As demand surged, the company expanded rapidly into multiple cities. To keep up, they rushed vendor onboarding, outsourced logistics, and relaxed quality checks.
The results were immediate:
1. Meals arrived late or cold
2. Taste and portion sizes became inconsistent
3. Customer complaints flooded social media
Within two years, the brand's credibility suffered so badly that they were forced to retreat back to a single city.
Lesson: Scaling fast without systems doesn't just slow growth–it can reverse it.
B) Scaling With Care: What Amul Got Right
Now consider Amul, one of India's most trusted and enduring brands.
What began as a small dairy cooperative in Gujarat scaled into a nationwide household name–without losing trust or quality.
Amul succeeded because they:

a) Standardized processes so products tasted the same across regions
b) Invested in cold-chain technology to ensure freshness
c) Built feedback loops with farmers and consumers to continuously improve
Rather an diluting their promise, Amul strengthened it at scale.
Lesson: With the right systems and values, growth can amplify strengths instead of weakening them.
4 Practical Ways to Scale Without Losing Quality

A) Standardise What Works
Identify the processes that define your quality–whether it's product standards, service workflows, or response times. Document them clearly and replicate them consistently across teams and locations.
Standardisation doesn't kill creativity. It protects what matters most.
B) Use Technology Smartly
CRM systems, automation tools, and quality-control software help maintain consistency as volume increases. Technology enables visibility, accountability, and faster corrective action–especially during rapid growth.
C) Stay Close to the Customer
Scaling doesn't mean distancing yourself from customers. In fact, it requires deeper listening.
Using surveys, reviews, support interactions, and direct conversations to understand how customer experience changes as you grow. Retaining customers is significantly more cost-effective than acquiring new ones, making feedback a critical growth tool.
D) Invest in Your People
Systems only work when people believe in them.

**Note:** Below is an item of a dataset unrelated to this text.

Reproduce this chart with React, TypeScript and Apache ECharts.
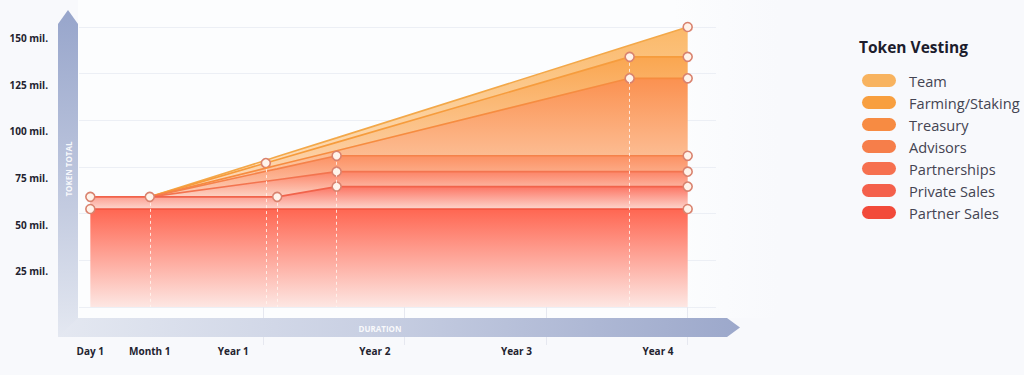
import React, { useEffect, useRef } from "react";
import * as echarts from "echarts";

// Timeline positions (in "year" units of the drawing): Day 1, Month 1, Year 1, ~Year 1.1, ~Year 1.5, ~Year 3.6, Year 4
const xPositions = [-0.22, 0.2, 1.02, 1.1, 1.52, 3.59, 4.0];

// Series (bottom to top of the stack)
const seriesNames = [
  "Partner Sales",
  "Private Sales",
  "Partnerships",
  "Advisors",
  "Treasury",
  "Farming/Staking",
  "Team",
];

// Cumulative token totals (mil.) reached by the top edge of each band
const partnerSalesCum = [52.5, 52.5, 52.5, 52.5, 52.5, 52.5, 52.5];
const privateSalesCum = [59, 59, 59, 59, 64.5, 64.5, 64.5];
const partnershipsCum = [59, 59, 67.4, 68.2, 72.5, 72.5, 72.5];
const advisorsCum = [59, 59, 72.7, 74.0, 81, 81, 81];
const treasuryCum = [59, 59, 74.4, 75.9, 83.7, 122.5, 122.5];
const farmingCum = [59, 59, 77.1, 78.9, 88.2, 134, 134];
const teamCum = [59, 59, 78.6, 80.6, 90.6, 140.2, 150];

// Which points carry a marker circle, per series
const markedPoints = [
  [0, 6],
  [0, 1, 3, 4, 6],
  [4, 6],
  [4, 6],
  [5, 6],
  [2, 5, 6],
  [6],
];
// Points with a dashed guide line down to zero
const guideIndices = [1, 2, 3, 4, 5];

// X labels
const tickLabels = ["Day 1", "Month 1", "Year 1", "Year 2", "Year 3", "Year 4"];
const tickLabelPositions = [-0.22, 0.2, 0.79, 1.79, 2.79, 3.79];
const yearBoundaries = [1, 2, 3, 4];

const legendOrder = [
  "Team",
  "Farming/Staking",
  "Treasury",
  "Advisors",
  "Partnerships",
  "Private Sales",
  "Partner Sales",
];

const cumulative = [
  partnerSalesCum,
  privateSalesCum,
  partnershipsCum,
  advisorsCum,
  treasuryCum,
  farmingCum,
  teamCum,
];

const legendColors: Record<string, string> = {
  Team: "#f8b35f",
  "Farming/Staking": "#f89f3f",
  Treasury: "#f78b42",
  Advisors: "#f67e4a",
  Partnerships: "#f6704f",
  "Private Sales": "#f4604b",
  "Partner Sales": "#f24a3a",
};
const lineColors = ["#ef5540", "#f1634b", "#f3744f", "#f5824a", "#f68c40", "#f69c3d", "#f3a849"];
const areaTop = ["#ff6651", "#fc7563", "#fc8467", "#fc9163", "#fb9150", "#faa650", "#fbb868"];
const areaBottom = ["#fde7e3", "#fdd5cc", "#fdd3c4", "#fdd2bd", "#fdd3b5", "#fde0c4", "#fde6cc"];

const FONT = "Open Sans";

export default function App() {
  const ref = useRef<HTMLDivElement>(null);

  useEffect(() => {
    if (!ref.current) return;
    const chart = echarts.init(ref.current, undefined, { renderer: "svg" });

    const series: any[] = seriesNames.map((name, i) => {
      const data = xPositions.map((x, j) => {
        const below = i > 0 ? cumulative[i - 1][j] : 0;
        const inc = Math.round((cumulative[i][j] - below) * 100) / 100;
        const marked = markedPoints[i].includes(j);
        return {
          // [value, position]: value first so the stack runs on the y dimension
          value: [inc, x],
          symbol: marked ? "circle" : "none",
          itemStyle: { color: "#fff3ea", borderColor: "#d9826e", borderWidth: 1.6 },
        };
      });
      const s: any = {
        type: "line",
        name,
        stack: "total",
        encode: { x: 1, y: 0 },
        data,
        symbolSize: 9,
        showSymbol: true,
        itemStyle: { color: legendColors[name] },
        lineStyle: { color: lineColors[i], width: 1.6 },
        areaStyle: {
          opacity: 1,
          color: new echarts.graphic.LinearGradient(0, 0, 0, 1, [
            { offset: 0, color: areaTop[i] },
            { offset: 1, color: areaBottom[i] },
          ]),
        },
        z: 10 - i,
        emphasis: { disabled: true },
      };
      if (i === seriesNames.length - 1) {
        s.markLine = {
          silent: true,
          symbol: ["none", "none"],
          z: 30,
          label: { show: false },
          lineStyle: { color: "rgba(255,245,238,0.85)", type: [3, 3], width: 1 },
          data: guideIndices.map((j) => {
            let top = 0;
            markedPoints.forEach((pts, si) => {
              if (pts.includes(j)) top = Math.max(top, cumulative[si][j]);
            });
            return [{ coord: [xPositions[j], top] }, { coord: [xPositions[j], 0] }];
          }),
        };
      }
      return s;
    });

    const pillPath =
      "path://M6.5,0 L27.5,0 A6.5,6.5 0 0 1 27.5,13 L6.5,13 A6.5,6.5 0 0 1 6.5,0 Z";

    const option: any = {
      animation: false,
      backgroundColor: "#f8f9fc",
      textStyle: { fontFamily: FONT },
      title: {
        text: "Token Vesting",
        left: 854,
        top: 34,
        textStyle: { fontFamily: FONT, fontSize: 15.5, fontWeight: "bold", color: "#1c1c2c" },
      },
      legend: {
        orient: "vertical",
        left: 857,
        top: 68,
        itemWidth: 34,
        itemHeight: 13,
        itemGap: 7,
        selectedMode: false,
        data: legendOrder.map((n) => ({
          name: n,
          icon: pillPath,
          itemStyle: { color: legendColors[n], borderWidth: 0 },
        })),
        textStyle: {
          fontFamily: FONT,
          fontSize: 14.6,
          lineHeight: 13,
          color: "#444452",
          padding: [0, 0, 0, 8],
        },
      },
      grid: { left: 79, right: 308, top: 27, bottom: 68 },
      xAxis: {
        type: "value",
        min: -0.3,
        max: 4.2,
        offset: 30,
        axisLine: { show: false },
        splitLine: { show: false },
        axisTick: {
          show: true,
          customValues: yearBoundaries,
          length: 38,
          lineStyle: { color: "#e6e8f0", width: 1 },
        },
        axisLabel: {
          show: true,
          customValues: tickLabelPositions,
          margin: 9,
          fontFamily: FONT,
          fontSize: 10,
          fontWeight: "bold",
          color: "#23232f",
          formatter: (v: number) => {
            const k = tickLabelPositions.findIndex((p) => Math.abs(p - v) < 1e-6);
            return k >= 0 ? tickLabels[k] : "";
          },
        },
      },
      yAxis: {
        type: "value",
        min: 0,
        max: 150,
        interval: 25,
        axisLine: { show: false },
        axisTick: { show: false },
        splitLine: { lineStyle: { color: "#eceff5", width: 1 } },
        axisLabel: {
          showMinLabel: false,
          formatter: "{value} mil.",
          margin: 31,
          fontFamily: FONT,
          fontSize: 10,
          fontWeight: "bold",
          color: "#23232f",
          verticalAlign: "top",
          padding: [6, 0, 0, 0],
        },
      },
      graphic: [
        {
          type: "rect",
          z: 0,
          shape: { x: 78, y: 0, width: 700, height: 318 },
          style: {
            fill: new echarts.graphic.LinearGradient(0, 0, 1, 0, [
              { offset: 0, color: "#fcfdfe" },
              { offset: 0.85, color: "#fcfdfe" },
              { offset: 1, color: "#f8f9fc" },
            ]),
          },
          silent: true,
        },
        {
          type: "polygon",
          z: 1,
          shape: {
            points: [
              [58, 318],
              [727, 318],
              [740, 327.5],
              [727, 337],
              [58, 337],
            ],
          },
          style: {
            fill: new echarts.graphic.LinearGradient(0, 0, 1, 0, [
              { offset: 0, color: "#e4e8f1" },
              { offset: 0.45, color: "#c9d0e3" },
              { offset: 1, color: "#9ca8cb" },
            ]),
          },
          silent: true,
        },
        {
          type: "polygon",
          z: 2,
          shape: {
            points: [
              [58, 337],
              [58, 24],
              [68, 10],
              [78, 24],
              [78, 318],
            ],
          },
          style: {
            fill: new echarts.graphic.LinearGradient(0, 0, 0, 1, [
              { offset: 0, color: "#97a5cb" },
              { offset: 0.6, color: "#c3cbe0" },
              { offset: 1, color: "#e4e8f1" },
            ]),
          },
          silent: true,
        },
        {
          type: "text",
          z: 3,
          x: 68,
          y: 169,
          rotation: Math.PI / 2,
          silent: true,
          style: {
            text: "TOKEN TOTAL",
            fill: "rgba(255,255,255,0.9)",
            font: `bold 8px "${FONT}"`,
            align: "center",
            verticalAlign: "middle",
          },
        },
        {
          type: "text",
          z: 3,
          x: 380,
          y: 328,
          silent: true,
          style: {
            text: "DURATION",
            fill: "rgba(255,255,255,0.9)",
            font: `bold 8px "${FONT}"`,
            align: "center",
            verticalAlign: "middle",
          },
        },
      ],
      series,
    };

    chart.setOption(option);
    return () => chart.dispose();
  }, []);

  return (
    <div
      ref={ref}
      style={{ position: "absolute", left: 0, top: 0, width: 1024, height: 375 }}
    />
  );
}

Train teams not just in skills, but in why your brand exists and what it stands for. Employees who understand your values protect quality even when no one is watching.
Key Takeaways for Sustainable Growth
a. Scaling without safeguards erodes trust. Customers expect more from growing brands, not less.
b. Systems protect customer experience. Standardisation, technology, and feedback loops are essential.
c. Values matter as mush as processes. People carry quality forward at scale.
d. Growth should amplify, not dilute. The strongest brands grow bigger while staying better.